**What the task asks**
Repeat each line of the material exactly.
◇ ◇ ◇
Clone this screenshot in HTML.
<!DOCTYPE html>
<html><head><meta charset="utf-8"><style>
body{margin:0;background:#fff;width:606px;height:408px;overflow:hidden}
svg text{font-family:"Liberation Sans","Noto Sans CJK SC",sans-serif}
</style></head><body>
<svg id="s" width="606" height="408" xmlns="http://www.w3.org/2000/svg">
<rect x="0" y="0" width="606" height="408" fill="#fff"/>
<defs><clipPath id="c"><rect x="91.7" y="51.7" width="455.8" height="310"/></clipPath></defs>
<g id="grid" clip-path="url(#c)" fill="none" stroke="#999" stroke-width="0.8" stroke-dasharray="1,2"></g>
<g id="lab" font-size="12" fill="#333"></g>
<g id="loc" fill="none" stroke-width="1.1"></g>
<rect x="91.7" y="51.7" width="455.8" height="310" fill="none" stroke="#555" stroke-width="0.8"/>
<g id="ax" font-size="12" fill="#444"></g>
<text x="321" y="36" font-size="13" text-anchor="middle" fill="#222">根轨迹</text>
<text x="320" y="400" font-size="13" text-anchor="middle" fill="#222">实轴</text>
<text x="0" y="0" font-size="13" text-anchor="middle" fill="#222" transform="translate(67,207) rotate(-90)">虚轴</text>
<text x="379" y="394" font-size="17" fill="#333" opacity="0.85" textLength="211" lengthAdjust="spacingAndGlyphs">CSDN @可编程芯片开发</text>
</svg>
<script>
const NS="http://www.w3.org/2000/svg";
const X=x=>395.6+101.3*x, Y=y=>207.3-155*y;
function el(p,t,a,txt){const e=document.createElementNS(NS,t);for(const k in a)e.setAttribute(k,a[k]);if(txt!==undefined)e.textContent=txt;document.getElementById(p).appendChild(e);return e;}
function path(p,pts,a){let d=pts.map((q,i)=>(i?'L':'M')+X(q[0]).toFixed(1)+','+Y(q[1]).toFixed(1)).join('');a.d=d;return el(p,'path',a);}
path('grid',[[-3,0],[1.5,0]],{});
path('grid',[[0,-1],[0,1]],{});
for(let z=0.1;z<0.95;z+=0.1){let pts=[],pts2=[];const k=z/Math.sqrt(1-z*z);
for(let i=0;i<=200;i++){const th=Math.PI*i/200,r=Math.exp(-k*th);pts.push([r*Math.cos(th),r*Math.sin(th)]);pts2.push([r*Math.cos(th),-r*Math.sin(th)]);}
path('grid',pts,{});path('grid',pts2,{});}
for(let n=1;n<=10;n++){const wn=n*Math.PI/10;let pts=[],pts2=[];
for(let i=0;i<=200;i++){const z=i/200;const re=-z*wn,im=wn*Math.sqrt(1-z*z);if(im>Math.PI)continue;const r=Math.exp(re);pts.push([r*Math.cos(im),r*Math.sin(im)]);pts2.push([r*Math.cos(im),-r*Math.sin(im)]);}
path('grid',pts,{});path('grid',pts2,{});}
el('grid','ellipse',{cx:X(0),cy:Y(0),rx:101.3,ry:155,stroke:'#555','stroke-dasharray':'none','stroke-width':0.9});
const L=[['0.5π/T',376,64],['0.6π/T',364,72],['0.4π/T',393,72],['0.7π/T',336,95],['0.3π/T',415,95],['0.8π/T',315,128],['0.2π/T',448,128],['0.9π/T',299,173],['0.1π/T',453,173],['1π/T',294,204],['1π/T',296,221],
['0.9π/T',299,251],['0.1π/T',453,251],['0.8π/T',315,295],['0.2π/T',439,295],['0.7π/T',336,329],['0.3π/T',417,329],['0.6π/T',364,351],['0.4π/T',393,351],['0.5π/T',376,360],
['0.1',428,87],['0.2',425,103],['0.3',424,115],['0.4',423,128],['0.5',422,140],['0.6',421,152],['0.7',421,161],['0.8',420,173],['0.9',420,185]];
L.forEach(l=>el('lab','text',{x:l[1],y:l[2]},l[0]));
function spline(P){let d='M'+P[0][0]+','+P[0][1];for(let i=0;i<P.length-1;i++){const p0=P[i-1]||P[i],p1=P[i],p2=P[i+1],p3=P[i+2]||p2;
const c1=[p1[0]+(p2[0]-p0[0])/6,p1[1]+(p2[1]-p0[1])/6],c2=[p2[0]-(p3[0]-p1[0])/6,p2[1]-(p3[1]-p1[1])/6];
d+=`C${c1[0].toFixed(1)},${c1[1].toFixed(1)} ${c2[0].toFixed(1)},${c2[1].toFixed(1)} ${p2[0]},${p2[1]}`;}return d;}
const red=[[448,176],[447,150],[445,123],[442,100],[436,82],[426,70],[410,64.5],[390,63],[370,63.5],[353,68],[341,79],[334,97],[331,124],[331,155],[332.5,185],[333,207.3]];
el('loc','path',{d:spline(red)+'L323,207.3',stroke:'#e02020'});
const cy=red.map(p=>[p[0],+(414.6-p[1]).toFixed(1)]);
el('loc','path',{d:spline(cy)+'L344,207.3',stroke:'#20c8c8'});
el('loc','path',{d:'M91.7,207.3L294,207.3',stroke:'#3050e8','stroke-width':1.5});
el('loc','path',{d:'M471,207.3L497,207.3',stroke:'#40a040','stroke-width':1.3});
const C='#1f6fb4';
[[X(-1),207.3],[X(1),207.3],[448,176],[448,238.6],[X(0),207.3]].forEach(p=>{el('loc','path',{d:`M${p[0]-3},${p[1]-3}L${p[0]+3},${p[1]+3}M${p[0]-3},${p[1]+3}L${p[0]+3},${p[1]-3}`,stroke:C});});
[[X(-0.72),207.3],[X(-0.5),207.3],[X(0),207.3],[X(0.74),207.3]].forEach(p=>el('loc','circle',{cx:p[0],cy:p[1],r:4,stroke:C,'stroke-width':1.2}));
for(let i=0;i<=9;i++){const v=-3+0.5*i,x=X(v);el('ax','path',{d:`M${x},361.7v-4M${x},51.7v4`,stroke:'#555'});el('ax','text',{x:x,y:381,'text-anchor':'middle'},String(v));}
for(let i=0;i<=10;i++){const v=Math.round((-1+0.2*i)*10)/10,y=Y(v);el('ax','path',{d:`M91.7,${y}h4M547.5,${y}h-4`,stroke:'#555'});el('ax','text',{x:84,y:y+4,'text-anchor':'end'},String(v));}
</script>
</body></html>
◇ ◇ ◇
**Solution below**
Clone this screenshot in HTML.
<!DOCTYPE html>
<html><head><meta charset="utf-8"><style>
body{margin:0;background:#fff;width:606px;height:408px;overflow:hidden}
svg text{font-family:"Liberation Sans","Noto Sans CJK SC",sans-serif}
</style></head><body>
<svg id="s" width="606" height="408" xmlns="http://www.w3.org/2000/svg">
<rect x="0" y="0" width="606" height="408" fill="#fff"/>
<defs><clipPath id="c"><rect x="91.7" y="51.7" width="455.8" height="310"/></clipPath></defs>
<g id="grid" clip-path="url(#c)" fill="none" stroke="#999" stroke-width="0.8" stroke-dasharray="1,2"></g>
<g id="lab" font-size="12" fill="#333"></g>
<g id="loc" fill="none" stroke-width="1.1"></g>
<rect x="91.7" y="51.7" width="455.8" height="310" fill="none" stroke="#555" stroke-width="0.8"/>
<g id="ax" font-size="12" fill="#444"></g>
<text x="321" y="36" font-size="13" text-anchor="middle" fill="#222">根轨迹</text>
<text x="320" y="400" font-size="13" text-anchor="middle" fill="#222">实轴</text>
<text x="0" y="0" font-size="13" text-anchor="middle" fill="#222" transform="translate(67,207) rotate(-90)">虚轴</text>
<text x="379" y="394" font-size="17" fill="#333" opacity="0.85" textLength="211" lengthAdjust="spacingAndGlyphs">CSDN @可编程芯片开发</text>
</svg>
<script>
const NS="http://www.w3.org/2000/svg";
const X=x=>395.6+101.3*x, Y=y=>207.3-155*y;
function el(p,t,a,txt){const e=document.createElementNS(NS,t);for(const k in a)e.setAttribute(k,a[k]);if(txt!==undefined)e.textContent=txt;document.getElementById(p).appendChild(e);return e;}
function path(p,pts,a){let d=pts.map((q,i)=>(i?'L':'M')+X(q[0]).toFixed(1)+','+Y(q[1]).toFixed(1)).join('');a.d=d;return el(p,'path',a);}
path('grid',[[-3,0],[1.5,0]],{});
path('grid',[[0,-1],[0,1]],{});
for(let z=0.1;z<0.95;z+=0.1){let pts=[],pts2=[];const k=z/Math.sqrt(1-z*z);
for(let i=0;i<=200;i++){const th=Math.PI*i/200,r=Math.exp(-k*th);pts.push([r*Math.cos(th),r*Math.sin(th)]);pts2.push([r*Math.cos(th),-r*Math.sin(th)]);}
path('grid',pts,{});path('grid',pts2,{});}
for(let n=1;n<=10;n++){const wn=n*Math.PI/10;let pts=[],pts2=[];
for(let i=0;i<=200;i++){const z=i/200;const re=-z*wn,im=wn*Math.sqrt(1-z*z);if(im>Math.PI)continue;const r=Math.exp(re);pts.push([r*Math.cos(im),r*Math.sin(im)]);pts2.push([r*Math.cos(im),-r*Math.sin(im)]);}
path('grid',pts,{});path('grid',pts2,{});}
el('grid','ellipse',{cx:X(0),cy:Y(0),rx:101.3,ry:155,stroke:'#555','stroke-dasharray':'none','stroke-width':0.9});
const L=[['0.5π/T',376,64],['0.6π/T',364,72],['0.4π/T',393,72],['0.7π/T',336,95],['0.3π/T',415,95],['0.8π/T',315,128],['0.2π/T',448,128],['0.9π/T',299,173],['0.1π/T',453,173],['1π/T',294,204],['1π/T',296,221],
['0.9π/T',299,251],['0.1π/T',453,251],['0.8π/T',315,295],['0.2π/T',439,295],['0.7π/T',336,329],['0.3π/T',417,329],['0.6π/T',364,351],['0.4π/T',393,351],['0.5π/T',376,360],
['0.1',428,87],['0.2',425,103],['0.3',424,115],['0.4',423,128],['0.5',422,140],['0.6',421,152],['0.7',421,161],['0.8',420,173],['0.9',420,185]];
L.forEach(l=>el('lab','text',{x:l[1],y:l[2]},l[0]));
function spline(P){let d='M'+P[0][0]+','+P[0][1];for(let i=0;i<P.length-1;i++){const p0=P[i-1]||P[i],p1=P[i],p2=P[i+1],p3=P[i+2]||p2;
const c1=[p1[0]+(p2[0]-p0[0])/6,p1[1]+(p2[1]-p0[1])/6],c2=[p2[0]-(p3[0]-p1[0])/6,p2[1]-(p3[1]-p1[1])/6];
d+=`C${c1[0].toFixed(1)},${c1[1].toFixed(1)} ${c2[0].toFixed(1)},${c2[1].toFixed(1)} ${p2[0]},${p2[1]}`;}return d;}
const red=[[448,176],[447,150],[445,123],[442,100],[436,82],[426,70],[410,64.5],[390,63],[370,63.5],[353,68],[341,79],[334,97],[331,124],[331,155],[332.5,185],[333,207.3]];
el('loc','path',{d:spline(red)+'L323,207.3',stroke:'#e02020'});
const cy=red.map(p=>[p[0],+(414.6-p[1]).toFixed(1)]);
el('loc','path',{d:spline(cy)+'L344,207.3',stroke:'#20c8c8'});
el('loc','path',{d:'M91.7,207.3L294,207.3',stroke:'#3050e8','stroke-width':1.5});
el('loc','path',{d:'M471,207.3L497,207.3',stroke:'#40a040','stroke-width':1.3});
const C='#1f6fb4';
[[X(-1),207.3],[X(1),207.3],[448,176],[448,238.6],[X(0),207.3]].forEach(p=>{el('loc','path',{d:`M${p[0]-3},${p[1]-3}L${p[0]+3},${p[1]+3}M${p[0]-3},${p[1]+3}L${p[0]+3},${p[1]-3}`,stroke:C});});
[[X(-0.72),207.3],[X(-0.5),207.3],[X(0),207.3],[X(0.74),207.3]].forEach(p=>el('loc','circle',{cx:p[0],cy:p[1],r:4,stroke:C,'stroke-width':1.2}));
for(let i=0;i<=9;i++){const v=-3+0.5*i,x=X(v);el('ax','path',{d:`M${x},361.7v-4M${x},51.7v4`,stroke:'#555'});el('ax','text',{x:x,y:381,'text-anchor':'middle'},String(v));}
for(let i=0;i<=10;i++){const v=Math.round((-1+0.2*i)*10)/10,y=Y(v);el('ax','path',{d:`M91.7,${y}h4M547.5,${y}h-4`,stroke:'#555'});el('ax','text',{x:84,y:y+4,'text-anchor':'end'},String(v));}
</script>
</body></html>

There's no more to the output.